(Task to carry out): Reply with the count of lines holding "React", nothing more.

(Supplied information):
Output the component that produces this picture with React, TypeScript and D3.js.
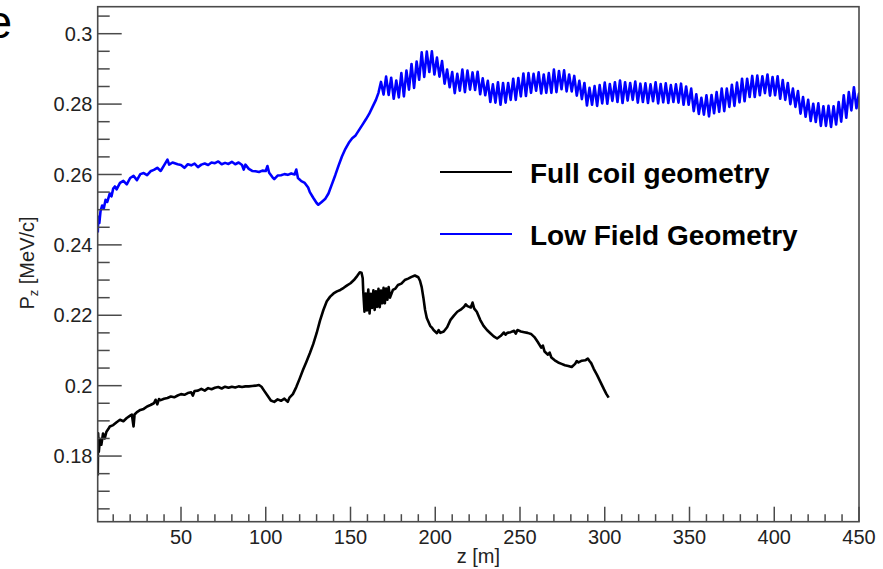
import React from "react";
import * as d3 from "d3";

const W = 883;
const H = 569;

// ---- axis ticks ----
const xMajorTicks = [50, 100, 150, 200, 250, 300, 350, 400, 450];
const xTickLabels = ["50", "100", "150", "200", "250", "300", "350", "400", "450"];
const yMajorTicks = [0.18, 0.2, 0.22, 0.24, 0.26, 0.28, 0.3];
const yTickLabels = ["0.18", "0.2", "0.22", "0.24", "0.26", "0.28", "0.3"];

// ---- Low Field Geometry (blue) : smooth part ----
const blueZ = [0.9, 1.2, 1.8, 2.5, 3.5, 4.5, 5.5, 6.5, 8, 9, 10, 11, 12, 14, 16, 18, 20, 22, 24, 26, 28, 30, 32, 34, 36, 38, 40, 42, 43, 45, 48, 50, 52, 54, 56, 58, 60, 62, 64, 66, 68, 70, 72, 74, 76, 78, 80, 82, 84, 86, 87, 88, 90, 92, 94, 96, 98, 100, 101, 102, 104, 105, 107, 109, 111, 113, 115, 117, 118, 119, 121, 123, 125, 126, 128, 130, 131, 133, 135, 137, 139, 141, 143, 145, 147, 149, 151, 153, 155, 157, 159, 161, 163, 165, 166.5];
const blueP = [0.2435, 0.248, 0.2462, 0.2495, 0.2512, 0.2505, 0.2528, 0.2522, 0.2546, 0.2538, 0.256, 0.2566, 0.2558, 0.2576, 0.2582, 0.2572, 0.259, 0.2596, 0.2584, 0.2601, 0.2604, 0.2598, 0.2609, 0.2613, 0.2619, 0.261, 0.2626, 0.2642, 0.2628, 0.2634, 0.2629, 0.2627, 0.2619, 0.2629, 0.2626, 0.2631, 0.2621, 0.2628, 0.2631, 0.2627, 0.2634, 0.2632, 0.2637, 0.2629, 0.2633, 0.263, 0.2636, 0.2629, 0.2634, 0.2627, 0.2614, 0.2628, 0.2616, 0.261, 0.2609, 0.2607, 0.2611, 0.261, 0.2624, 0.2605, 0.2592, 0.2587, 0.2597, 0.2598, 0.2601, 0.2599, 0.2603, 0.26, 0.2614, 0.259, 0.2581, 0.2576, 0.2563, 0.255, 0.2534, 0.2519, 0.2514, 0.2522, 0.253, 0.2546, 0.2572, 0.2598, 0.2626, 0.2652, 0.2673, 0.269, 0.2703, 0.2711, 0.2726, 0.2741, 0.2756, 0.2772, 0.2792, 0.2812, 0.2832];

// ---- blue : oscillating part (band centre and half-width every 3 m) ----
const blueOscStart = 168;
const blueOscStep = 3;
const blueOscCenter = [0.2845, 0.2852, 0.2845, 0.2843, 0.2855, 0.2868, 0.288, 0.2895, 0.2912, 0.292, 0.2917, 0.2905, 0.289, 0.2873, 0.2861, 0.2862, 0.2866, 0.2868, 0.2865, 0.286, 0.2849, 0.2836, 0.283, 0.283, 0.2832, 0.2836, 0.2842, 0.2848, 0.2855, 0.286, 0.2862, 0.286, 0.2858, 0.286, 0.2866, 0.2868, 0.2866, 0.286, 0.2852, 0.284, 0.2828, 0.2822, 0.2823, 0.2828, 0.2831, 0.2833, 0.2834, 0.2835, 0.2836, 0.2836, 0.2834, 0.2832, 0.2831, 0.2832, 0.2832, 0.2831, 0.2831, 0.283, 0.283, 0.2828, 0.2824, 0.2812, 0.28, 0.2794, 0.2795, 0.28, 0.2806, 0.2812, 0.2818, 0.2825, 0.2833, 0.284, 0.2846, 0.285, 0.2853, 0.2855, 0.2854, 0.2851, 0.2847, 0.284, 0.283, 0.2818, 0.2805, 0.2792, 0.2782, 0.2775, 0.277, 0.2766, 0.2765, 0.2768, 0.2778, 0.2793, 0.2808, 0.2818, 0.2812];
const blueOscAmp = [0.0018, 0.0026, 0.003, 0.0024, 0.0033, 0.0027, 0.0034, 0.0026, 0.0035, 0.0029, 0.0033, 0.0027, 0.0032, 0.0025, 0.003, 0.0024, 0.0032, 0.0027, 0.0025, 0.0032, 0.0024, 0.003, 0.0026, 0.0032, 0.0028, 0.0024, 0.003, 0.0026, 0.0032, 0.0028, 0.0024, 0.003, 0.0026, 0.0028, 0.0032, 0.0026, 0.003, 0.0024, 0.0028, 0.0026, 0.0032, 0.0024, 0.0028, 0.0026, 0.003, 0.0024, 0.0028, 0.0032, 0.0026, 0.0024, 0.003, 0.0026, 0.0028, 0.0024, 0.003, 0.0026, 0.0028, 0.0024, 0.0026, 0.003, 0.0026, 0.0032, 0.0028, 0.0024, 0.003, 0.0026, 0.0028, 0.0032, 0.0026, 0.003, 0.0028, 0.0032, 0.0026, 0.003, 0.0028, 0.0024, 0.003, 0.0026, 0.0032, 0.0028, 0.003, 0.0026, 0.0032, 0.0028, 0.003, 0.0026, 0.0032, 0.0028, 0.003, 0.0026, 0.0028, 0.0032, 0.0026, 0.003, 0.0018];

// ---- Full coil geometry (black) ----
const blackZ = [0.9, 1.1, 1.5, 2.2, 3, 4, 5, 6, 7, 8, 10, 12, 14, 16, 18, 20, 21, 22, 22.6, 24, 26, 28, 30, 32, 34, 35, 36, 37, 38, 40, 42, 44, 46, 48, 50, 52, 54, 56, 57, 58, 60, 62, 64, 66, 68, 70, 72, 74, 76, 78, 80, 82, 84, 86, 88, 90, 92, 94, 96, 97.5, 99, 101, 103, 105, 107, 109, 111, 113, 114, 116, 118, 120, 122, 124, 126, 128, 130, 132, 134, 136, 138, 140, 142, 144, 146, 148, 150, 152, 154, 155.5, 156.5, 157.2];
const blackP = [0.1745, 0.1865, 0.1812, 0.1848, 0.1832, 0.1864, 0.185, 0.1869, 0.1876, 0.1884, 0.1888, 0.1896, 0.1903, 0.1899, 0.1908, 0.1915, 0.1918, 0.1884, 0.1918, 0.1925, 0.1931, 0.1934, 0.1941, 0.1945, 0.195, 0.196, 0.1947, 0.1962, 0.1959, 0.1963, 0.1965, 0.1969, 0.1967, 0.1972, 0.1976, 0.1974, 0.1979, 0.1981, 0.1972, 0.1985, 0.1986, 0.1991, 0.1986, 0.1993, 0.199, 0.1994, 0.1996, 0.1992, 0.1997, 0.1994, 0.1997, 0.1995, 0.1998, 0.1996, 0.1998, 0.1998, 0.1999, 0.2, 0.2002, 0.1997, 0.1986, 0.1972, 0.1958, 0.1954, 0.1961, 0.1957, 0.1963, 0.1954, 0.1966, 0.1976, 0.1996, 0.202, 0.2045, 0.2068, 0.2092, 0.2118, 0.2149, 0.2185, 0.2215, 0.224, 0.2253, 0.2262, 0.2268, 0.2272, 0.2278, 0.2285, 0.2291, 0.23, 0.2312, 0.2322, 0.2321, 0.2305];

const blackOscStart = 157.5;
const blackOscStep = 1.5;
const blackOscCenter = [0.224, 0.2238, 0.2239, 0.2241, 0.2243, 0.2246, 0.2249, 0.2252, 0.2256, 0.226, 0.2265];
const blackOscAmp = [0.003, 0.0024, 0.0034, 0.002, 0.0028, 0.0022, 0.0026, 0.0018, 0.0022, 0.0016, 0.0015];

const blackZ2 = [175, 176.5, 178, 180, 182, 184, 186, 188, 190, 191, 192, 193, 194, 195, 197, 198, 199, 201, 202, 203, 205, 207, 209, 211, 213, 215, 217, 218, 219, 221, 222, 223, 224.5, 226.5, 228.5, 230.5, 232.5, 234.5, 236.5, 238.5, 240.5, 241.5, 242.5, 244.5, 246.5, 247.5, 248.5, 250.5, 252.5, 254.5, 256.5, 258.5, 260.5, 262.5, 263.5, 264.5, 266.5, 267.5, 268.5, 270.5, 272.5, 274.5, 276.5, 278.5, 280.5, 282.5, 283.5, 284.5, 286.5, 288.5, 290, 291, 292, 293.5, 295.5, 297.5, 299.5, 301, 302.3];
const blackP2 = [0.2272, 0.2276, 0.2286, 0.229, 0.23, 0.2304, 0.2309, 0.2313, 0.2308, 0.2298, 0.228, 0.225, 0.2215, 0.2192, 0.217, 0.2165, 0.2158, 0.2149, 0.2158, 0.215, 0.2154, 0.2166, 0.2187, 0.2199, 0.221, 0.2216, 0.2224, 0.2231, 0.2226, 0.2222, 0.2236, 0.2219, 0.221, 0.2187, 0.217, 0.2158, 0.2149, 0.214, 0.2134, 0.2141, 0.2151, 0.2145, 0.215, 0.2152, 0.2156, 0.2148, 0.2158, 0.2154, 0.2152, 0.215, 0.2147, 0.2138, 0.2124, 0.2108, 0.2114, 0.2097, 0.2088, 0.2094, 0.208, 0.2072, 0.2066, 0.2062, 0.2058, 0.2056, 0.2053, 0.2062, 0.207, 0.2066, 0.2071, 0.2072, 0.2077, 0.207, 0.2064, 0.2048, 0.203, 0.201, 0.199, 0.1976, 0.1966];

// legend
const legendLabels = ["Full coil geometry", "Low Field Geometry"];
const seriesColors = ["#000000", "#0000ff"];

// ---- layout ----
const L = 97.7, R = 859, T = 6.7, B = 521.7;

type Pt = [number, number];

function buildPoints(
  z1: number[], p1: number[],
  oscStart: number, oscStep: number, oscC: number[], oscA: number[],
  z2: number[], p2: number[]
): Pt[] {
  const pts: Pt[] = [];
  z1.forEach((z, i) => pts.push([z, p1[i]]));
  oscC.forEach((c, i) => {
    const a = oscA[i] ?? 0.0026;
    const z = oscStart + i * oscStep;
    pts.push([z, c + a]);
    pts.push([z + oscStep / 2, c - a]);
  });
  z2.forEach((z, i) => pts.push([z, p2[i]]));
  return pts;
}

export default function App() {
  const x = d3.scaleLinear().domain([0.85, 450]).range([L, R]);
  const y = d3.scaleLinear().domain([0.16135, 0.30767]).range([B, T]);

  const line = d3
    .line<Pt>()
    .x((d) => x(d[0]))
    .y((d) => y(d[1]));

  const bluePts = buildPoints(blueZ, blueP, blueOscStart, blueOscStep, blueOscCenter, blueOscAmp, [], []);
  const blackPts = buildPoints(blackZ, blackP, blackOscStart, blackOscStep, blackOscCenter, blackOscAmp, blackZ2, blackP2);

  const xMinor = d3.range(10, 450, 10).filter((v) => v % 50 !== 0);
  const yMinor = d3.range(0.165, 0.306, 0.005).filter(
    (v) => !yMajorTicks.some((m) => Math.abs(m - v) < 1e-6)
  );

  const axisColor = "#4a4a4a";
  const font = "'Liberation Sans', Arial, Helvetica, sans-serif";

  return (
    <svg
      width={W}
      height={H}
      style={{ position: "absolute", left: 0, top: 0, background: "#fff" }}
      fontFamily={font}
    >
      <defs>
        <clipPath id="plotClip">
          <rect x={L} y={T} width={R - L} height={B - T} />
        </clipPath>
      </defs>
      <rect x={0} y={0} width={W} height={H} fill="#fff" />

      {/* cut-off glyph at top-left (as in the reference) */}
      <text x={-13.5} y={37.5} fontSize={46} fill="#000">e</text>

      {/* data */}
      <g clipPath="url(#plotClip)">
        <path d={line(bluePts) || ""} fill="none" stroke={seriesColors[1]} strokeWidth={2.6} strokeLinejoin="round" />
        <path d={line(blackPts) || ""} fill="none" stroke={seriesColors[0]} strokeWidth={2.6} strokeLinejoin="round" />
      </g>

      {/* frame */}
      <rect x={L} y={T} width={R - L} height={B - T} fill="none" stroke={axisColor} strokeWidth={1.6} />

      {/* x ticks */}
      {xMajorTicks.map((v) => (
        <line key={"xM" + v} x1={x(v)} x2={x(v)} y1={B} y2={B - 15} stroke={axisColor} strokeWidth={1.5} />
      ))}
      {xMinor.map((v) => (
        <line key={"xm" + v} x1={x(v)} x2={x(v)} y1={B} y2={B - 7.5} stroke={axisColor} strokeWidth={1.5} />
      ))}
      {xMajorTicks.map((v, i) => (
        <text key={"xl" + v} x={x(v)} y={543.5} textAnchor="middle" fontSize={20} fill="#222">
          {xTickLabels[i]}
        </text>
      ))}

      {/* y ticks */}
      {yMajorTicks.map((v) => (
        <line key={"yM" + v} x1={L} x2={L + 24} y1={y(v)} y2={y(v)} stroke={axisColor} strokeWidth={1.5} />
      ))}
      {yMinor.map((v) => (
        <line key={"ym" + v} x1={L} x2={L + 12} y1={y(v)} y2={y(v)} stroke={axisColor} strokeWidth={1.5} />
      ))}
      {yMajorTicks.map((v, i) => (
        <text key={"yl" + v} x={92.5} y={y(v) + 7.2} textAnchor="end" fontSize={20} fill="#222">
          {yTickLabels[i]}
        </text>
      ))}

      {/* axis titles */}
      <text x={(L + R) / 2} y={563} textAnchor="middle" fontSize={20} fill="#222">
        z [m]
      </text>
      <text transform={`translate(34,263) rotate(-90)`} textAnchor="middle" fontSize={20} fill="#222">
        P<tspan fontSize={13} dy={4}>z</tspan>
        <tspan dy={-4}> [MeV/c]</tspan>
      </text>

      {/* legend */}
      {legendLabels.map((lab, i) => {
        const ly = i === 0 ? 172 : 234;
        return (
          <g key={lab}>
            <line x1={440} x2={512} y1={ly} y2={ly} stroke={seriesColors[i]} strokeWidth={2.2} />
            <text x={530} y={ly + 11.3} fontSize={28} fontWeight="bold" fill="#000">
              {lab}
            </text>
          </g>
        );
      })}
    </svg>
  );
}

(Complete answer): 2